▶ Written task: Your job is to retype all of the data word for word, leaving every image out.

▶ Available data:
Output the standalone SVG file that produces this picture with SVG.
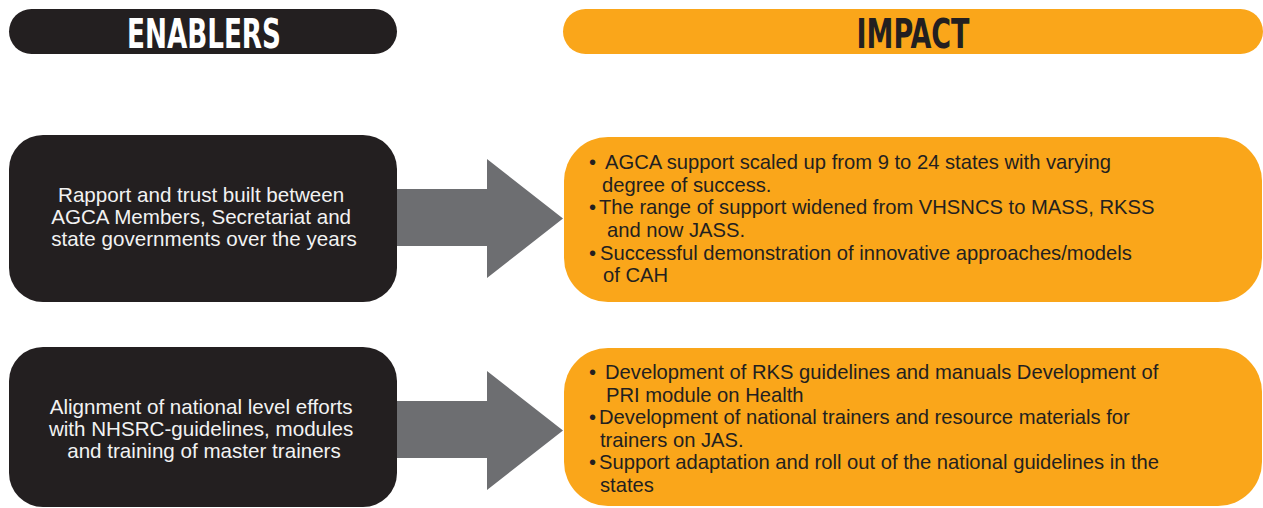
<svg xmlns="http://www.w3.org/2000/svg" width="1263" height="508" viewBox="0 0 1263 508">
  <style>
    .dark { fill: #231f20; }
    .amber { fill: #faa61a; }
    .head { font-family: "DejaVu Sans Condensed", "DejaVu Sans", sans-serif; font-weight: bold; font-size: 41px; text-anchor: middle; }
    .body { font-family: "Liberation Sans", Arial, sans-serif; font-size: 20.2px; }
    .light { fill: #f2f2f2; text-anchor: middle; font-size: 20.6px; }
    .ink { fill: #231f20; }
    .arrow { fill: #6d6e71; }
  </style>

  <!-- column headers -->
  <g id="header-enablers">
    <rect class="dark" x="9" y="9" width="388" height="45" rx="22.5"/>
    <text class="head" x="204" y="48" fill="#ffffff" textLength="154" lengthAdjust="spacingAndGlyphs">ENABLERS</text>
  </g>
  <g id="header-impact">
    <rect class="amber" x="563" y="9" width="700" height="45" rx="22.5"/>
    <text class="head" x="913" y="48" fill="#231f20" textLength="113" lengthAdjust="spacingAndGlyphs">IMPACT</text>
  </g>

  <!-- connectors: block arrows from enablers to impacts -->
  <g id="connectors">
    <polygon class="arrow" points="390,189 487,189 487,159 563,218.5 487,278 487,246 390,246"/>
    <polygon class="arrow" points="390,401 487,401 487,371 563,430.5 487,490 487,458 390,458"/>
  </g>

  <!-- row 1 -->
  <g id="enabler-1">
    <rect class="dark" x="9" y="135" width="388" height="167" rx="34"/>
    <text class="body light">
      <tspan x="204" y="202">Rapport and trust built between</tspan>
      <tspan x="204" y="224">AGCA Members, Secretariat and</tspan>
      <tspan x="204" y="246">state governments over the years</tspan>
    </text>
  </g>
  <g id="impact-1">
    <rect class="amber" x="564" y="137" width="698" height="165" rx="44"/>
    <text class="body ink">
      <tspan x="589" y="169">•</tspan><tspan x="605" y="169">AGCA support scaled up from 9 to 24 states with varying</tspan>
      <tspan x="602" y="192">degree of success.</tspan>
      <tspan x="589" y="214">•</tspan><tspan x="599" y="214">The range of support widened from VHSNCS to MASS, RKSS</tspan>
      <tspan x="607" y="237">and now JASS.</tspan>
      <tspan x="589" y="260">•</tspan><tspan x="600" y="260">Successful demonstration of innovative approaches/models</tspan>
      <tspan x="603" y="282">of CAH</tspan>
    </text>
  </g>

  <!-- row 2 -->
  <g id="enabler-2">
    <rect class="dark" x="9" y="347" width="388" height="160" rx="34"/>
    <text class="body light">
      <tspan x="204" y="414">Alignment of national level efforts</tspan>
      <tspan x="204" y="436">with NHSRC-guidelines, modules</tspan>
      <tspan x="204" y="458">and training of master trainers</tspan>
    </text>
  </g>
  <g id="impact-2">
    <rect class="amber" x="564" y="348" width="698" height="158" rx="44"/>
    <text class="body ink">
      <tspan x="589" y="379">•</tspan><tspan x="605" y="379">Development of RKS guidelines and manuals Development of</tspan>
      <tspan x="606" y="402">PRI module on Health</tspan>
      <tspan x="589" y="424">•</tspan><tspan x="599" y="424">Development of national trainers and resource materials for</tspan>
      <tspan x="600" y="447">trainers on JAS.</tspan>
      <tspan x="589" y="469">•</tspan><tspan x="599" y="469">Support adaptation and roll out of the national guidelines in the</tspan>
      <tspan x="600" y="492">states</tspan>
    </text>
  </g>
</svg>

▶ Answer to this problem:
Output the standalone SVG file that produces this picture with SVG.
<svg xmlns="http://www.w3.org/2000/svg" width="1263" height="508" viewBox="0 0 1263 508">
  <style>
    .dark { fill: #231f20; }
    .amber { fill: #faa61a; }
    .head { font-family: "DejaVu Sans Condensed", "DejaVu Sans", sans-serif; font-weight: bold; font-size: 41px; text-anchor: middle; }
    .body { font-family: "Liberation Sans", Arial, sans-serif; font-size: 20.2px; }
    .light { fill: #f2f2f2; text-anchor: middle; font-size: 20.6px; }
    .ink { fill: #231f20; }
    .arrow { fill: #6d6e71; }
  </style>

  <!-- column headers -->
  <g id="header-enablers">
    <rect class="dark" x="9" y="9" width="388" height="45" rx="22.5"/>
    <text class="head" x="204" y="48" fill="#ffffff" textLength="154" lengthAdjust="spacingAndGlyphs">ENABLERS</text>
  </g>
  <g id="header-impact">
    <rect class="amber" x="563" y="9" width="700" height="45" rx="22.5"/>
    <text class="head" x="913" y="48" fill="#231f20" textLength="113" lengthAdjust="spacingAndGlyphs">IMPACT</text>
  </g>

  <!-- connectors: block arrows from enablers to impacts -->
  <g id="connectors">
    <polygon class="arrow" points="390,189 487,189 487,159 563,218.5 487,278 487,246 390,246"/>
    <polygon class="arrow" points="390,401 487,401 487,371 563,430.5 487,490 487,458 390,458"/>
  </g>

  <!-- row 1 -->
  <g id="enabler-1">
    <rect class="dark" x="9" y="135" width="388" height="167" rx="34"/>
    <text class="body light">
      <tspan x="204" y="202">Rapport and trust built between</tspan>
      <tspan x="204" y="224">AGCA Members, Secretariat and</tspan>
      <tspan x="204" y="246">state governments over the years</tspan>
    </text>
  </g>
  <g id="impact-1">
    <rect class="amber" x="564" y="137" width="698" height="165" rx="44"/>
    <text class="body ink">
      <tspan x="589" y="169">•</tspan><tspan x="605" y="169">AGCA support scaled up from 9 to 24 states with varying</tspan>
      <tspan x="602" y="192">degree of success.</tspan>
      <tspan x="589" y="214">•</tspan><tspan x="599" y="214">The range of support widened from VHSNCS to MASS, RKSS</tspan>
      <tspan x="607" y="237">and now JASS.</tspan>
      <tspan x="589" y="260">•</tspan><tspan x="600" y="260">Successful demonstration of innovative approaches/models</tspan>
      <tspan x="603" y="282">of CAH</tspan>
    </text>
  </g>

  <!-- row 2 -->
  <g id="enabler-2">
    <rect class="dark" x="9" y="347" width="388" height="160" rx="34"/>
    <text class="body light">
      <tspan x="204" y="414">Alignment of national level efforts</tspan>
      <tspan x="204" y="436">with NHSRC-guidelines, modules</tspan>
      <tspan x="204" y="458">and training of master trainers</tspan>
    </text>
  </g>
  <g id="impact-2">
    <rect class="amber" x="564" y="348" width="698" height="158" rx="44"/>
    <text class="body ink">
      <tspan x="589" y="379">•</tspan><tspan x="605" y="379">Development of RKS guidelines and manuals Development of</tspan>
      <tspan x="606" y="402">PRI module on Health</tspan>
      <tspan x="589" y="424">•</tspan><tspan x="599" y="424">Development of national trainers and resource materials for</tspan>
      <tspan x="600" y="447">trainers on JAS.</tspan>
      <tspan x="589" y="469">•</tspan><tspan x="599" y="469">Support adaptation and roll out of the national guidelines in the</tspan>
      <tspan x="600" y="492">states</tspan>
    </text>
  </g>
</svg>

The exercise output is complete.